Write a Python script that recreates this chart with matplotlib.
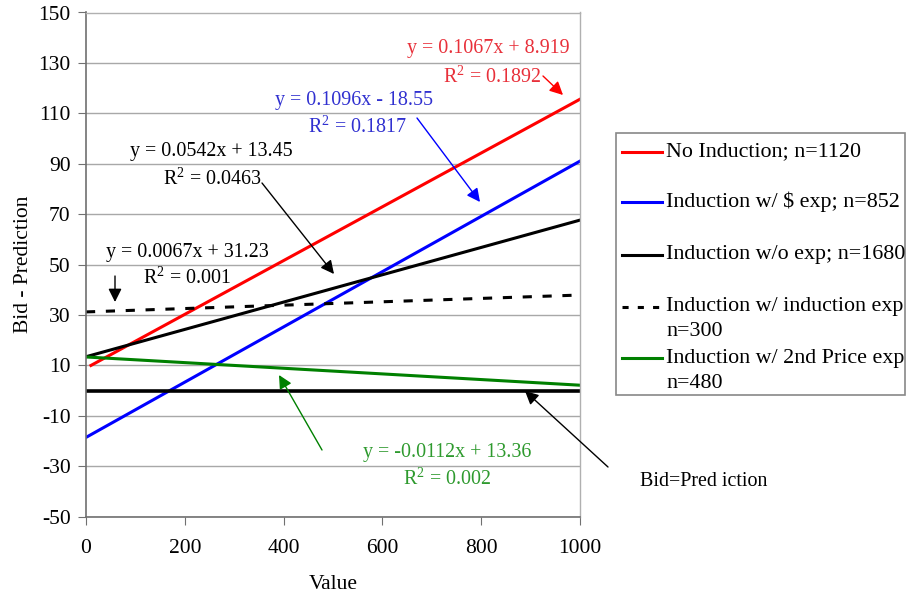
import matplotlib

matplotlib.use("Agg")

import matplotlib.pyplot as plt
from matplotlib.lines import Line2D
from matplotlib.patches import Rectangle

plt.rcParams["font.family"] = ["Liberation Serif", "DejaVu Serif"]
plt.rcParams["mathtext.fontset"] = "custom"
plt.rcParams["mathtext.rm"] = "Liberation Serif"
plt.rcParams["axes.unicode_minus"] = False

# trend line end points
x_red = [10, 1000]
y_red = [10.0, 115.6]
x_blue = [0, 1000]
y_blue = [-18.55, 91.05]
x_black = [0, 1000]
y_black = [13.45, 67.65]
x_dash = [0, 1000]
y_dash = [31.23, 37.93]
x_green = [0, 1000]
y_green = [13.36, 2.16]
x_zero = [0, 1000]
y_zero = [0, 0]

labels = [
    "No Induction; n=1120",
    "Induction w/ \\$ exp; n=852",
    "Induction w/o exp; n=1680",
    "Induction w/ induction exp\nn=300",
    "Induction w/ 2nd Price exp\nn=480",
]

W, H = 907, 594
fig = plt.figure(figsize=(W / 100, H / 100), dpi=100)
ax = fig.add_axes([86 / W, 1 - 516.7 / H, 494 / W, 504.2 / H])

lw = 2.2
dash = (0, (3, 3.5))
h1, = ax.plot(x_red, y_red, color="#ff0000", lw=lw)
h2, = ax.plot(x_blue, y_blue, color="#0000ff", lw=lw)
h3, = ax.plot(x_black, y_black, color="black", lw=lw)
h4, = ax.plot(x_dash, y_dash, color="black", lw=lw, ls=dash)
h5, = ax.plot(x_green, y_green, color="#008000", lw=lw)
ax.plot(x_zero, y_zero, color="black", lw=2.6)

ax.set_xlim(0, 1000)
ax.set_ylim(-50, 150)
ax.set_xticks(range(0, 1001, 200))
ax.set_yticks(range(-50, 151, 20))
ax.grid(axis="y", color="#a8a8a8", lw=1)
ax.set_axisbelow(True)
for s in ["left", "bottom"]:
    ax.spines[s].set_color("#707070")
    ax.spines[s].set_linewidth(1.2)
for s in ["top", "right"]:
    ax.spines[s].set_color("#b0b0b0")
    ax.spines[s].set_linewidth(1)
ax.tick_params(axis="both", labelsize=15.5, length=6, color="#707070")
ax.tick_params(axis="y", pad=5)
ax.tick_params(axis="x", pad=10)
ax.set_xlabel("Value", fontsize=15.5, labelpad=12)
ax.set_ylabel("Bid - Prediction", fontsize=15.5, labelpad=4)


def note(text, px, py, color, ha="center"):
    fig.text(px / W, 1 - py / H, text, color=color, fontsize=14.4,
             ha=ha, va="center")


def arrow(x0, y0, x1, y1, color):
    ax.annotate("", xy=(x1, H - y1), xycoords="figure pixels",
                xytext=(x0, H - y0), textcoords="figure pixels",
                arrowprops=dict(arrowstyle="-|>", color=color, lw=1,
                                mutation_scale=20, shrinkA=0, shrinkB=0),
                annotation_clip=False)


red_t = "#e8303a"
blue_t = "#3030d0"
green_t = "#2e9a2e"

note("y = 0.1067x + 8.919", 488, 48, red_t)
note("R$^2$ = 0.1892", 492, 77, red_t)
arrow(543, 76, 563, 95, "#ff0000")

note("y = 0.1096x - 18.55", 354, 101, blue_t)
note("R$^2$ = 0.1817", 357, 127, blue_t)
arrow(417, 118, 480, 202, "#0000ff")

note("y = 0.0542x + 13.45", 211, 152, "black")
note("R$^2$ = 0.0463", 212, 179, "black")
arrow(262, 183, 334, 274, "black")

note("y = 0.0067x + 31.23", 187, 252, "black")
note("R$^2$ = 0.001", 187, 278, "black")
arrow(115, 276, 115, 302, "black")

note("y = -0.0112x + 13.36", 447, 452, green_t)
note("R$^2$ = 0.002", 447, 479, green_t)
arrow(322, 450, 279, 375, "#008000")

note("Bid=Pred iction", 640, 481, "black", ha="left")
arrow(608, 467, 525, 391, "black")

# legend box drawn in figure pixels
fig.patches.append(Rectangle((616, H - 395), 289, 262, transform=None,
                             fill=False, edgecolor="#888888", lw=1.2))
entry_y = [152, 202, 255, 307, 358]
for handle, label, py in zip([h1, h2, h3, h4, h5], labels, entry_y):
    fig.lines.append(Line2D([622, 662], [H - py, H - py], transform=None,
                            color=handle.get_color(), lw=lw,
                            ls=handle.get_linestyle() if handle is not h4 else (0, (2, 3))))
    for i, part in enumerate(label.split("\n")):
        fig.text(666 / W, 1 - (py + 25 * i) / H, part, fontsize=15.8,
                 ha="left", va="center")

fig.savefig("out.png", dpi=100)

::::::

### Task goal
Copy the listing in full and without alteration, omitting every picture.

### The completed task
Write a Python script that recreates this chart with matplotlib.
import matplotlib

matplotlib.use("Agg")

import matplotlib.pyplot as plt
from matplotlib.lines import Line2D
from matplotlib.patches import Rectangle

plt.rcParams["font.family"] = ["Liberation Serif", "DejaVu Serif"]
plt.rcParams["mathtext.fontset"] = "custom"
plt.rcParams["mathtext.rm"] = "Liberation Serif"
plt.rcParams["axes.unicode_minus"] = False

# trend line end points
x_red = [10, 1000]
y_red = [10.0, 115.6]
x_blue = [0, 1000]
y_blue = [-18.55, 91.05]
x_black = [0, 1000]
y_black = [13.45, 67.65]
x_dash = [0, 1000]
y_dash = [31.23, 37.93]
x_green = [0, 1000]
y_green = [13.36, 2.16]
x_zero = [0, 1000]
y_zero = [0, 0]

labels = [
    "No Induction; n=1120",
    "Induction w/ \\$ exp; n=852",
    "Induction w/o exp; n=1680",
    "Induction w/ induction exp\nn=300",
    "Induction w/ 2nd Price exp\nn=480",
]

W, H = 907, 594
fig = plt.figure(figsize=(W / 100, H / 100), dpi=100)
ax = fig.add_axes([86 / W, 1 - 516.7 / H, 494 / W, 504.2 / H])

lw = 2.2
dash = (0, (3, 3.5))
h1, = ax.plot(x_red, y_red, color="#ff0000", lw=lw)
h2, = ax.plot(x_blue, y_blue, color="#0000ff", lw=lw)
h3, = ax.plot(x_black, y_black, color="black", lw=lw)
h4, = ax.plot(x_dash, y_dash, color="black", lw=lw, ls=dash)
h5, = ax.plot(x_green, y_green, color="#008000", lw=lw)
ax.plot(x_zero, y_zero, color="black", lw=2.6)

ax.set_xlim(0, 1000)
ax.set_ylim(-50, 150)
ax.set_xticks(range(0, 1001, 200))
ax.set_yticks(range(-50, 151, 20))
ax.grid(axis="y", color="#a8a8a8", lw=1)
ax.set_axisbelow(True)
for s in ["left", "bottom"]:
    ax.spines[s].set_color("#707070")
    ax.spines[s].set_linewidth(1.2)
for s in ["top", "right"]:
    ax.spines[s].set_color("#b0b0b0")
    ax.spines[s].set_linewidth(1)
ax.tick_params(axis="both", labelsize=15.5, length=6, color="#707070")
ax.tick_params(axis="y", pad=5)
ax.tick_params(axis="x", pad=10)
ax.set_xlabel("Value", fontsize=15.5, labelpad=12)
ax.set_ylabel("Bid - Prediction", fontsize=15.5, labelpad=4)


def note(text, px, py, color, ha="center"):
    fig.text(px / W, 1 - py / H, text, color=color, fontsize=14.4,
             ha=ha, va="center")


def arrow(x0, y0, x1, y1, color):
    ax.annotate("", xy=(x1, H - y1), xycoords="figure pixels",
                xytext=(x0, H - y0), textcoords="figure pixels",
                arrowprops=dict(arrowstyle="-|>", color=color, lw=1,
                                mutation_scale=20, shrinkA=0, shrinkB=0),
                annotation_clip=False)


red_t = "#e8303a"
blue_t = "#3030d0"
green_t = "#2e9a2e"

note("y = 0.1067x + 8.919", 488, 48, red_t)
note("R$^2$ = 0.1892", 492, 77, red_t)
arrow(543, 76, 563, 95, "#ff0000")

note("y = 0.1096x - 18.55", 354, 101, blue_t)
note("R$^2$ = 0.1817", 357, 127, blue_t)
arrow(417, 118, 480, 202, "#0000ff")

note("y = 0.0542x + 13.45", 211, 152, "black")
note("R$^2$ = 0.0463", 212, 179, "black")
arrow(262, 183, 334, 274, "black")

note("y = 0.0067x + 31.23", 187, 252, "black")
note("R$^2$ = 0.001", 187, 278, "black")
arrow(115, 276, 115, 302, "black")

note("y = -0.0112x + 13.36", 447, 452, green_t)
note("R$^2$ = 0.002", 447, 479, green_t)
arrow(322, 450, 279, 375, "#008000")

note("Bid=Pred iction", 640, 481, "black", ha="left")
arrow(608, 467, 525, 391, "black")

# legend box drawn in figure pixels
fig.patches.append(Rectangle((616, H - 395), 289, 262, transform=None,
                             fill=False, edgecolor="#888888", lw=1.2))
entry_y = [152, 202, 255, 307, 358]
for handle, label, py in zip([h1, h2, h3, h4, h5], labels, entry_y):
    fig.lines.append(Line2D([622, 662], [H - py, H - py], transform=None,
                            color=handle.get_color(), lw=lw,
                            ls=handle.get_linestyle() if handle is not h4 else (0, (2, 3))))
    for i, part in enumerate(label.split("\n")):
        fig.text(666 / W, 1 - (py + 25 * i) / H, part, fontsize=15.8,
                 ha="left", va="center")

fig.savefig("out.png", dpi=100)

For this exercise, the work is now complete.